It is hard to think of a section in the Constitution which is more specific in aiming at the protection of small horticultural farmers along the river Murray than this section. It was part of our constitutional compact and that is what they wish to have determined and we would like the opportunity, your Honour, to take up the issues raised yesterday and we think that a short adjournment will have utility, together with the comments made from your Honour, the benefit of those comments, in identifying precise questions based on clear facts.

HIS HONOUR:   Yes, all right.  I will hear from Mr Lenehan now.  Yes, Mr Lenehan.

MR LENEHAN:   Thank you, your Honour.  Your Honour, I should first make clear that the reference to a consent to an adjournment was made on this basis.  Yesterday, in the submissions filed by my friend, my friend indicated that the plaintiffs were unaware of the fact that the Murray Darling Basin plan had been made and suggested that they needed some time to consider that.  That was something that had been mentioned in the defendants’ submissions as ‑ ‑ ‑

HIS HONOUR:   Their attack on the Act though does not depend upon the existence of any particular plan.  Is that right?

MR LENEHAN:   Yes.

HIS HONOUR:   I mean there may be very important practical considerations, of course, but in terms of the constitutional attack.

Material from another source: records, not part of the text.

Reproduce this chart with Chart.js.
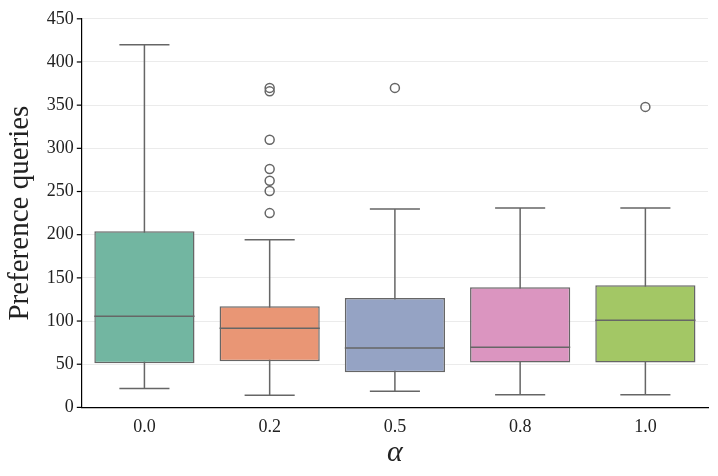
<!DOCTYPE html>
<html><head><meta charset="utf-8">
<script src="https://cdn.jsdelivr.net/npm/chart.js@4"></script>
<style>html,body{margin:0;padding:0;background:#fff}#w{width:718px;height:476px}</style>
</head><body><div id="w"><canvas id="c" width="718" height="476"></canvas></div>
<script>
const categories = ['0.0','0.2','0.5','0.8','1.0'];
const whiskerLow = [22, 14, 18.6, 14.7, 14.7];
const q1 = [51, 53.4, 40.6, 52, 52];
const median = [105.6, 91.6, 68.8, 69.6, 101];
const q3 = [204, 117, 126.8, 139, 141.5];
const whiskerHigh = [420, 194, 229.7, 231, 231];
const outlierCat = ['0.2','0.2','0.2','0.2','0.2','0.2','0.2','0.5','1.0'];
const outlierVal = [370, 366, 310, 276, 262.5, 250.5, 225, 370, 348];
const boxColors = ['#72b6a1','#e99675','#95a3c4','#db95c0','#a3c765'];
const yTicks = [0,50,100,150,200,250,300,350,400,450];
const lineColor = '#666666';
const FONT = "'Liberation Serif', serif";

const boxPlugin = {
  id: 'boxparts',
  beforeDatasetsDraw(chart) {
    const x = chart.scales.x, y = chart.scales.y, ctx = chart.ctx;
    const meta = chart.getDatasetMeta(0);
    ctx.save();
    ctx.strokeStyle = lineColor; ctx.lineWidth = 1.5;
    categories.forEach((c, i) => {
      const cx = x.getPixelForValue(i);
      const half = meta.data[i].width / 4;
      ctx.beginPath();
      ctx.moveTo(cx, y.getPixelForValue(whiskerLow[i]));
      ctx.lineTo(cx, y.getPixelForValue(whiskerHigh[i]));
      [whiskerLow[i], whiskerHigh[i]].forEach(v => {
        const py = y.getPixelForValue(v);
        ctx.moveTo(cx - half, py); ctx.lineTo(cx + half, py);
      });
      ctx.stroke();
    });
    ctx.restore();
  },
  afterDatasetsDraw(chart) {
    const x = chart.scales.x, y = chart.scales.y, ctx = chart.ctx;
    const meta = chart.getDatasetMeta(0);
    ctx.save();
    ctx.strokeStyle = lineColor; ctx.lineWidth = 1.5;
    categories.forEach((c, i) => {
      const cx = x.getPixelForValue(i);
      const half = meta.data[i].width / 2;
      const py = y.getPixelForValue(median[i]);
      ctx.beginPath(); ctx.moveTo(cx - half, py); ctx.lineTo(cx + half, py); ctx.stroke();
    });
    ctx.restore();
  }
};

new Chart(document.getElementById('c'), {
  data: {
    labels: categories,
    datasets: [
      {
        type: 'bar',
        data: categories.map((c, i) => [q1[i], q3[i]]),
        backgroundColor: boxColors,
        borderColor: lineColor,
        borderWidth: 1.5,
        borderSkipped: false,
        categoryPercentage: 0.8,
        barPercentage: 1.0,
        order: 2
      },
      {
        type: 'line',
        data: outlierCat.map((c, i) => ({x: c, y: outlierVal[i]})),
        showLine: false,
        pointRadius: 4.5,
        pointBorderWidth: 1.5,
        pointBorderColor: lineColor,
        pointBackgroundColor: 'rgba(0,0,0,0)',
        order: 1
      }
    ]
  },
  options: {
    responsive: false,
    animation: false,
    layout: {padding: {top: 4, right: 10, left: 3, bottom: 5}},
    plugins: {legend: {display: false}, tooltip: {enabled: false}},
    scales: {
      x: {
        type: 'category',
        offset: true,
        grid: {display: false, drawTicks: true, tickLength: 5, tickColor: '#000'},
        border: {display: true, color: '#000', width: 1.2},
        ticks: {color: '#222', font: {family: FONT, size: 18}, padding: 4},
        title: {display: true, text: 'α', color: '#222', font: {family: FONT, size: 30, style: 'italic'}, padding: {top: -7, bottom: 0}}
      },
      y: {
        min: 0, max: 450,
        afterBuildTicks(axis) { axis.ticks = yTicks.map(v => ({value: v})); },
        grid: {color: '#ebebeb', lineWidth: 1, drawTicks: false, tickLength: 5},
        border: {display: true, color: '#000', width: 1.2},
        ticks: {color: '#222', font: {family: FONT, size: 18}, padding: 8},
        title: {display: true, text: 'Preference queries', color: '#222', font: {family: FONT, size: 29}, padding: {top: 0, bottom: 1}}
      }
    }
  },
  plugins: [boxPlugin, {
    id: 'yticks',
    afterDraw(chart) {
      const y = chart.scales.y, ctx = chart.ctx, left = chart.chartArea.left;
      ctx.save(); ctx.strokeStyle = '#000'; ctx.lineWidth = 1.2;
      yTicks.forEach(v => { const py = y.getPixelForValue(v); ctx.beginPath(); ctx.moveTo(left - 5, py); ctx.lineTo(left, py); ctx.stroke(); });
      ctx.restore();
    }
  }]
});
</script></body></html>
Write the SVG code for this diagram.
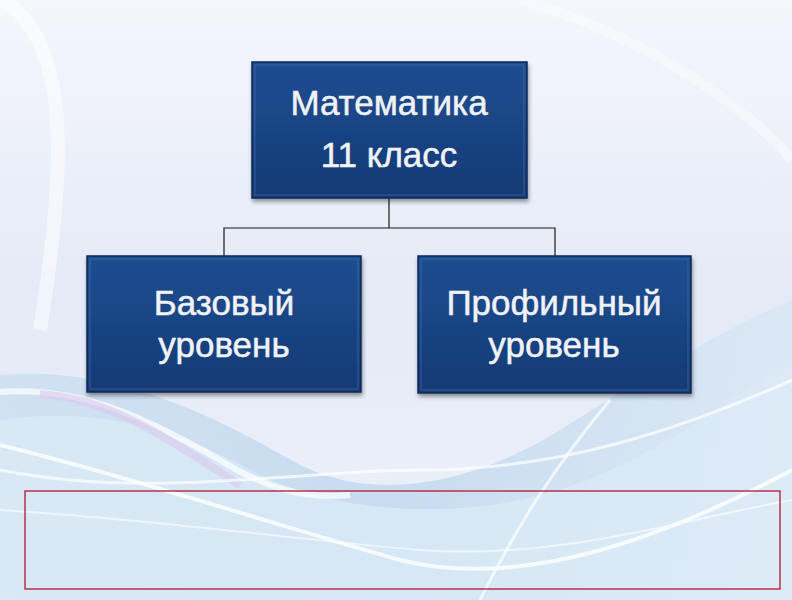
<svg xmlns="http://www.w3.org/2000/svg" width="792" height="600" viewBox="0 0 792 600">
<defs>
<linearGradient id="bg" x1="0" y1="0" x2="0" y2="1">
<stop offset="0" stop-color="#f4f6fc"/>
<stop offset="0.5" stop-color="#e4eaf6"/>
<stop offset="1" stop-color="#eef2fa"/>
</linearGradient>
<linearGradient id="wave1" x1="0" y1="0" x2="1" y2="0">
<stop offset="0" stop-color="#c4dbef"/>
<stop offset="0.5" stop-color="#b6d2eb"/>
<stop offset="1" stop-color="#d6e6f4"/>
</linearGradient>
<linearGradient id="box" x1="0" y1="0" x2="0" y2="1">
<stop offset="0" stop-color="#1e4d90"/>
<stop offset="0.5" stop-color="#194484"/>
<stop offset="1" stop-color="#143a74"/>
</linearGradient>
<filter id="sh" x="-10%" y="-10%" width="120%" height="130%">
<feGaussianBlur in="SourceAlpha" stdDeviation="2"/>
<feOffset dx="1" dy="3"/>
<feComponentTransfer><feFuncA type="linear" slope="0.4"/></feComponentTransfer>
<feMerge><feMergeNode/><feMergeNode in="SourceGraphic"/></feMerge>
</filter>
</defs>
<style>
.box{fill:url(#box);stroke:#0d2a58;stroke-width:1.5;filter:url(#sh)}
.hl{fill:none;stroke:#4f78b4;stroke-width:1.2;opacity:0.45}
.t{font-family:"Liberation Sans",Arial,sans-serif;font-size:35px;fill:#f0f2f6;stroke:#f0f2f6;stroke-width:0.5;text-anchor:middle}
.conn{fill:none;stroke:#1a1a1a;stroke-width:1.2}
</style>
<rect width="792" height="600" fill="url(#bg)"/>
<g id="background">
<path d="M0 375 C120 365 220 420 300 465 C380 505 480 480 560 430 C640 380 720 330 792 300 L792 600 L0 600 Z" fill="url(#wave1)" opacity="0.65"/>
<path d="M0 420 C100 405 180 430 260 475 C320 505 420 520 520 500 C620 480 700 420 792 360 L792 600 L0 600 Z" fill="#dcebf6" opacity="0.7"/>
<path d="M0 392 C80 385 150 420 220 460 C260 485 300 500 350 495" fill="none" stroke="#ffffff" stroke-width="6" opacity="0.7"/>
<path d="M40 394 C110 398 170 440 240 485" fill="none" stroke="#d8c8ec" stroke-width="8" opacity="0.6"/>
<path d="M0 445 C140 480 260 520 400 560 C520 590 660 540 792 470" fill="none" stroke="#ffffff" stroke-width="4" opacity="0.8"/>
<path d="M0 470 C150 500 300 470 420 470 C560 470 680 430 792 380" fill="none" stroke="#ffffff" stroke-width="3" opacity="0.7"/>
<path d="M0 510 C160 520 300 540 420 550 C560 560 680 520 792 500" fill="none" stroke="#ffffff" stroke-width="2" opacity="0.6"/>
<path d="M610 400 C560 460 520 520 480 600" fill="none" stroke="#ffffff" stroke-width="3" opacity="0.7"/>
<path d="M0 0 C80 40 60 200 40 330" fill="none" stroke="#ffffff" stroke-width="14" opacity="0.5"/>
<path d="M520 0 C660 40 760 120 792 160" fill="none" stroke="#ffffff" stroke-width="10" opacity="0.4"/>
</g>
<g id="connectors">
<path class="conn" d="M389 198 V228 M224 256 V228 H555 V256"/>
</g>
<g id="node-top">
<rect class="box" x="252" y="62" width="275" height="136"/>
<rect class="hl" x="255" y="65" width="269" height="130"/>
<text class="t" x="389" y="115">Математика</text>
<text class="t" x="389" y="167">11 класс</text>
</g>
<g id="node-left">
<rect class="box" x="87" y="256" width="274" height="136"/>
<rect class="hl" x="90" y="259" width="268" height="130"/>
<text class="t" x="224" y="315">Базовый</text>
<text class="t" x="224" y="357">уровень</text>
</g>
<g id="node-right">
<rect class="box" x="418" y="256" width="273" height="137"/>
<rect class="hl" x="421" y="259" width="267" height="131"/>
<text class="t" x="554" y="315">Профильный</text>
<text class="t" x="554" y="357">уровень</text>
</g>
<rect id="frame" x="25" y="491" width="755" height="98" fill="none" stroke="#b01830" stroke-width="1.3"/>
</svg>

MR LENEHAN:   I think that is right, your Honour.  That is as that appears to us.  Nevertheless, there were references to the plan in the pleading and it would seem to us if they were to remain it should be to the current form of the plan.  So our consent to the adjournment was made on that basis and specifically not to facilitate some sort of agreement or discussions between the parties as to an agreement as to a special case or agreed facts.  It remains the concern of the defendants that that process is unlikely to be fruitful and there is unlikely to be, for the reasons that have emerged in the discussion between your Honour and my friend, an agreement on those matters.

My friend has suggested that perhaps there has been some backtracking on the part of the defendants in relation to what I will call the pleading points, and those are the points raised in the letter from my solicitors.  I should make clear that that is not the case, that nevertheless I understand from what your Honour has said that the main point that your Honour is concerned by is the question of whether there are contested facts in issue in the proceeding and whether therefore the matter should be remitted to the Federal Court.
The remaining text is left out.